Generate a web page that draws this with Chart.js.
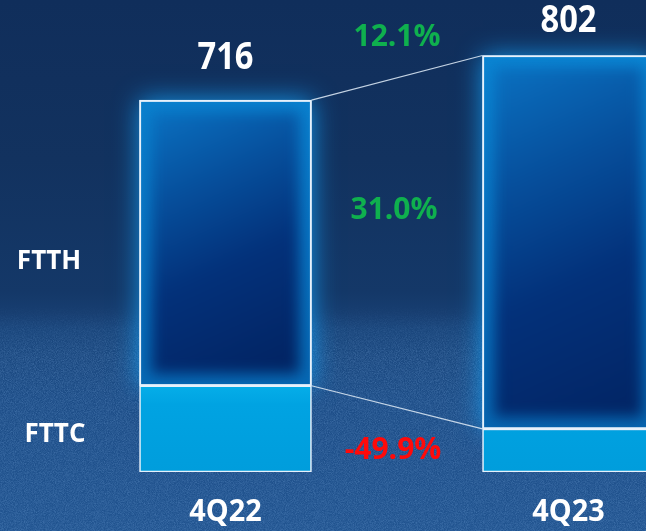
<!DOCTYPE html>
<html>
<head>
<meta charset="utf-8">
<script src="https://cdn.jsdelivr.net/npm/chart.js@4.4.1/dist/chart.umd.min.js"></script>
<style>
  html, body { margin: 0; padding: 0; width: 646px; height: 531px; overflow: hidden; }
  body {
    position: relative;
    background: linear-gradient(to bottom, #102e5b 0%, #12325f 30%, #143868 55%, #173e71 59%, #1a467c 62%, #1d4d87 75%, #215490 100%);
  }
  #grain {
    position: absolute; left: 0; top: 305px; width: 646px; height: 226px;
    background-image: url("data:image/svg+xml;utf8,<svg xmlns='http://www.w3.org/2000/svg' width='220' height='220'><filter id='n'><feTurbulence type='fractalNoise' baseFrequency='1.1' numOctaves='2' stitchTiles='stitch'/><feColorMatrix values='0 0 0 0 0.3  0 0 0 0 0.55  0 0 0 0 0.92  0 0 0 1.6 -0.5'/></filter><rect width='100%' height='100%' filter='url(%23n)'/></svg>");
    opacity: 0.27;
    -webkit-mask-image: linear-gradient(to bottom, transparent 0%, black 22%, black 100%);
    mask-image: linear-gradient(to bottom, transparent 0%, black 22%, black 100%);
  }
  #chart { position: absolute; left: 0; top: 0; }
</style>
</head>
<body>
<div id="grain"></div>
<canvas id="chart" width="740" height="531"></canvas>
<script>
// Broadband lines by access technology, year on year
const categories = ['4Q22', '4Q23'];
const fttcValues = [166, 83];
const ftthValues = [550, 719];
const seriesNames = ['FTTH', 'FTTC'];
const growthLabels = ['12.1%', '31.0%', '-49.9%'];

const FONT = "'Open Sans', Lato, sans-serif";

function ftthEdgeFill(context) {
  const chart = context.chart;
  const area = chart.chartArea;
  if (!area) return '#0a74c4';
  const g = chart.ctx.createLinearGradient(0, area.top, 0, area.bottom);
  g.addColorStop(0, '#0a88d6');
  g.addColorStop(0.5, '#0874c2');
  g.addColorStop(1, '#0662ac');
  return g;
}

function fttcFill(context) {
  const chart = context.chart;
  const area = chart.chartArea;
  if (!area) return '#00a2e0';
  const g = chart.ctx.createLinearGradient(0, area.bottom - 90, 0, area.bottom);
  g.addColorStop(0, '#06b0ea');
  g.addColorStop(0.25, '#00a3e2');
  g.addColorStop(1, '#009ddc');
  return g;
}

function rectOf(el) {
  const half = el.width / 2;
  return { left: el.x - half, right: el.x + half, top: Math.min(el.y, el.base), bottom: Math.max(el.y, el.base) };
}

const decorations = {
  id: 'decorations',
  beforeDatasetsDraw(chart) {
    const ctx = chart.ctx;
    const meta = chart.getDatasetMeta(1);
    meta.data.forEach(el => {
      const r = rectOf(el);
      ctx.save();
      ctx.shadowColor = 'rgba(20,165,250,0.85)';
      ctx.shadowBlur = 24;
      ctx.fillStyle = '#0a78c6';
      ctx.fillRect(r.left, r.top, r.right - r.left, r.bottom - r.top);
      ctx.restore();
    });
  },
  afterDatasetsDraw(chart) {
    const ctx = chart.ctx;
    const metaH = chart.getDatasetMeta(1);
    const metaC = chart.getDatasetMeta(0);

    // inner shading of the FTTH blocks
    metaH.data.forEach(el => {
      const r = rectOf(el);
      const inset = 12;
      ctx.save();
      ctx.beginPath();
      ctx.rect(r.left + 1.5, r.top + 1.5, r.right - r.left - 3, r.bottom - r.top - 3);
      ctx.clip();
      ctx.filter = 'blur(7px)';
      const x0 = r.left + inset, y0 = r.top + inset;
      const x1 = r.right - inset, y1 = r.bottom - inset;
      const g = ctx.createLinearGradient(x0, y0, x0 + (y1 - y0) * 0.45, y1);
      g.addColorStop(0, '#0a70c0');
      g.addColorStop(0.3, '#064f9c');
      g.addColorStop(0.6, '#03317a');
      g.addColorStop(1, '#022463');
      ctx.fillStyle = g;
      ctx.fillRect(x0, y0, x1 - x0, y1 - y0);
      ctx.restore();
      ctx.save();
      ctx.strokeStyle = '#e6f1fb';
      ctx.lineWidth = 1.6;
      ctx.strokeRect(r.left + 0.8, r.top + 0.8, r.right - r.left - 1.6, r.bottom - r.top - 1.6);
      ctx.restore();
    });

    // connectors between the two periods
    ctx.save();
    ctx.strokeStyle = 'rgba(215,228,242,0.9)';
    ctx.lineWidth = 1.2;
    [metaH, metaC].forEach(meta => {
      const a = rectOf(meta.data[0]);
      const b = rectOf(meta.data[1]);
      ctx.beginPath();
      ctx.moveTo(a.right, a.top);
      ctx.lineTo(b.left, b.top);
      ctx.stroke();
    });
    ctx.restore();

    const yScale = chart.scales.y;
    const area = chart.chartArea;
    const text = (str, x, y, size, color, sx) => {
      ctx.save();
      ctx.font = `bold ${size}px ${FONT}`;
      ctx.fillStyle = color;
      ctx.textAlign = 'center';
      ctx.textBaseline = 'middle';
      ctx.translate(x, y);
      ctx.scale(sx || 1, 1);
      ctx.fillText(str, 0, 0);
      ctx.restore();
    };

    // totals above each column
    const totalLift = [42, 34];
    metaH.data.forEach((el, i) => {
      const total = fttcValues[i] + ftthValues[i];
      text(String(total), el.x, rectOf(el).top - totalLift[i], 38, '#ffffff', 0.86);
    });

    // period labels under the columns
    metaC.data.forEach((el, i) => {
      text(categories[i], el.x, area.bottom + 40, 31, '#ffffff', 0.93);
    });

    // growth rates in the gap between the columns
    const gapX = (rectOf(metaH.data[0]).right + rectOf(metaH.data[1]).left) / 2;
    text(growthLabels[0], gapX, yScale.getPixelForValue(837), 30, '#0fb04e');
    text(growthLabels[1], gapX - 3, yScale.getPixelForValue(503), 30, '#0fb04e');
    text(growthLabels[2], gapX - 4, yScale.getPixelForValue(41), 30, '#ff0a0a');

    // series names on the left
    text(seriesNames[0], 49, yScale.getPixelForValue(406), 26, '#ffffff');
    text(seriesNames[1], 55, yScale.getPixelForValue(72), 26, '#ffffff');
  }
};

new Chart(document.getElementById('chart'), {
  type: 'bar',
  data: {
    labels: categories,
    datasets: [
      {
        label: seriesNames[1],
        data: fttcValues,
        backgroundColor: fttcFill,
        borderColor: '#e6f1fb',
        borderWidth: 1.6,
        borderSkipped: false,
        barThickness: 172
      },
      {
        label: seriesNames[0],
        data: ftthValues,
        backgroundColor: ftthEdgeFill,
        borderColor: '#e6f1fb',
        borderWidth: 1.6,
        borderSkipped: false,
        barThickness: 172
      }
    ]
  },
  options: {
    responsive: false,
    devicePixelRatio: 1,
    animation: false,
    layout: { padding: { left: 54, right: 0, top: 15, bottom: 59 } },
    plugins: { legend: { display: false }, tooltip: { enabled: false } },
    scales: {
      x: { stacked: true, display: false, offset: true },
      y: { stacked: true, display: false, min: 0, max: 880 }
    }
  },
  plugins: [decorations]
});
</script>
</body>
</html>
━━━━━━
**Direction:**
Print the complete listing exactly as it stands, without its pictures.

**Answer:**
Generate a web page that draws this with Chart.js.
<!DOCTYPE html>
<html>
<head>
<meta charset="utf-8">
<script src="https://cdn.jsdelivr.net/npm/chart.js@4.4.1/dist/chart.umd.min.js"></script>
<style>
  html, body { margin: 0; padding: 0; width: 646px; height: 531px; overflow: hidden; }
  body {
    position: relative;
    background: linear-gradient(to bottom, #102e5b 0%, #12325f 30%, #143868 55%, #173e71 59%, #1a467c 62%, #1d4d87 75%, #215490 100%);
  }
  #grain {
    position: absolute; left: 0; top: 305px; width: 646px; height: 226px;
    background-image: url("data:image/svg+xml;utf8,<svg xmlns='http://www.w3.org/2000/svg' width='220' height='220'><filter id='n'><feTurbulence type='fractalNoise' baseFrequency='1.1' numOctaves='2' stitchTiles='stitch'/><feColorMatrix values='0 0 0 0 0.3  0 0 0 0 0.55  0 0 0 0 0.92  0 0 0 1.6 -0.5'/></filter><rect width='100%' height='100%' filter='url(%23n)'/></svg>");
    opacity: 0.27;
    -webkit-mask-image: linear-gradient(to bottom, transparent 0%, black 22%, black 100%);
    mask-image: linear-gradient(to bottom, transparent 0%, black 22%, black 100%);
  }
  #chart { position: absolute; left: 0; top: 0; }
</style>
</head>
<body>
<div id="grain"></div>
<canvas id="chart" width="740" height="531"></canvas>
<script>
// Broadband lines by access technology, year on year
const categories = ['4Q22', '4Q23'];
const fttcValues = [166, 83];
const ftthValues = [550, 719];
const seriesNames = ['FTTH', 'FTTC'];
const growthLabels = ['12.1%', '31.0%', '-49.9%'];

const FONT = "'Open Sans', Lato, sans-serif";

function ftthEdgeFill(context) {
  const chart = context.chart;
  const area = chart.chartArea;
  if (!area) return '#0a74c4';
  const g = chart.ctx.createLinearGradient(0, area.top, 0, area.bottom);
  g.addColorStop(0, '#0a88d6');
  g.addColorStop(0.5, '#0874c2');
  g.addColorStop(1, '#0662ac');
  return g;
}

function fttcFill(context) {
  const chart = context.chart;
  const area = chart.chartArea;
  if (!area) return '#00a2e0';
  const g = chart.ctx.createLinearGradient(0, area.bottom - 90, 0, area.bottom);
  g.addColorStop(0, '#06b0ea');
  g.addColorStop(0.25, '#00a3e2');
  g.addColorStop(1, '#009ddc');
  return g;
}

function rectOf(el) {
  const half = el.width / 2;
  return { left: el.x - half, right: el.x + half, top: Math.min(el.y, el.base), bottom: Math.max(el.y, el.base) };
}

const decorations = {
  id: 'decorations',
  beforeDatasetsDraw(chart) {
    const ctx = chart.ctx;
    const meta = chart.getDatasetMeta(1);
    meta.data.forEach(el => {
      const r = rectOf(el);
      ctx.save();
      ctx.shadowColor = 'rgba(20,165,250,0.85)';
      ctx.shadowBlur = 24;
      ctx.fillStyle = '#0a78c6';
      ctx.fillRect(r.left, r.top, r.right - r.left, r.bottom - r.top);
      ctx.restore();
    });
  },
  afterDatasetsDraw(chart) {
    const ctx = chart.ctx;
    const metaH = chart.getDatasetMeta(1);
    const metaC = chart.getDatasetMeta(0);

    // inner shading of the FTTH blocks
    metaH.data.forEach(el => {
      const r = rectOf(el);
      const inset = 12;
      ctx.save();
      ctx.beginPath();
      ctx.rect(r.left + 1.5, r.top + 1.5, r.right - r.left - 3, r.bottom - r.top - 3);
      ctx.clip();
      ctx.filter = 'blur(7px)';
      const x0 = r.left + inset, y0 = r.top + inset;
      const x1 = r.right - inset, y1 = r.bottom - inset;
      const g = ctx.createLinearGradient(x0, y0, x0 + (y1 - y0) * 0.45, y1);
      g.addColorStop(0, '#0a70c0');
      g.addColorStop(0.3, '#064f9c');
      g.addColorStop(0.6, '#03317a');
      g.addColorStop(1, '#022463');
      ctx.fillStyle = g;
      ctx.fillRect(x0, y0, x1 - x0, y1 - y0);
      ctx.restore();
      ctx.save();
      ctx.strokeStyle = '#e6f1fb';
      ctx.lineWidth = 1.6;
      ctx.strokeRect(r.left + 0.8, r.top + 0.8, r.right - r.left - 1.6, r.bottom - r.top - 1.6);
      ctx.restore();
    });

    // connectors between the two periods
    ctx.save();
    ctx.strokeStyle = 'rgba(215,228,242,0.9)';
    ctx.lineWidth = 1.2;
    [metaH, metaC].forEach(meta => {
      const a = rectOf(meta.data[0]);
      const b = rectOf(meta.data[1]);
      ctx.beginPath();
      ctx.moveTo(a.right, a.top);
      ctx.lineTo(b.left, b.top);
      ctx.stroke();
    });
    ctx.restore();

    const yScale = chart.scales.y;
    const area = chart.chartArea;
    const text = (str, x, y, size, color, sx) => {
      ctx.save();
      ctx.font = `bold ${size}px ${FONT}`;
      ctx.fillStyle = color;
      ctx.textAlign = 'center';
      ctx.textBaseline = 'middle';
      ctx.translate(x, y);
      ctx.scale(sx || 1, 1);
      ctx.fillText(str, 0, 0);
      ctx.restore();
    };

    // totals above each column
    const totalLift = [42, 34];
    metaH.data.forEach((el, i) => {
      const total = fttcValues[i] + ftthValues[i];
      text(String(total), el.x, rectOf(el).top - totalLift[i], 38, '#ffffff', 0.86);
    });

    // period labels under the columns
    metaC.data.forEach((el, i) => {
      text(categories[i], el.x, area.bottom + 40, 31, '#ffffff', 0.93);
    });

    // growth rates in the gap between the columns
    const gapX = (rectOf(metaH.data[0]).right + rectOf(metaH.data[1]).left) / 2;
    text(growthLabels[0], gapX, yScale.getPixelForValue(837), 30, '#0fb04e');
    text(growthLabels[1], gapX - 3, yScale.getPixelForValue(503), 30, '#0fb04e');
    text(growthLabels[2], gapX - 4, yScale.getPixelForValue(41), 30, '#ff0a0a');

    // series names on the left
    text(seriesNames[0], 49, yScale.getPixelForValue(406), 26, '#ffffff');
    text(seriesNames[1], 55, yScale.getPixelForValue(72), 26, '#ffffff');
  }
};

new Chart(document.getElementById('chart'), {
  type: 'bar',
  data: {
    labels: categories,
    datasets: [
      {
        label: seriesNames[1],
        data: fttcValues,
        backgroundColor: fttcFill,
        borderColor: '#e6f1fb',
        borderWidth: 1.6,
        borderSkipped: false,
        barThickness: 172
      },
      {
        label: seriesNames[0],
        data: ftthValues,
        backgroundColor: ftthEdgeFill,
        borderColor: '#e6f1fb',
        borderWidth: 1.6,
        borderSkipped: false,
        barThickness: 172
      }
    ]
  },
  options: {
    responsive: false,
    devicePixelRatio: 1,
    animation: false,
    layout: { padding: { left: 54, right: 0, top: 15, bottom: 59 } },
    plugins: { legend: { display: false }, tooltip: { enabled: false } },
    scales: {
      x: { stacked: true, display: false, offset: true },
      y: { stacked: true, display: false, min: 0, max: 880 }
    }
  },
  plugins: [decorations]
});
</script>
</body>
</html>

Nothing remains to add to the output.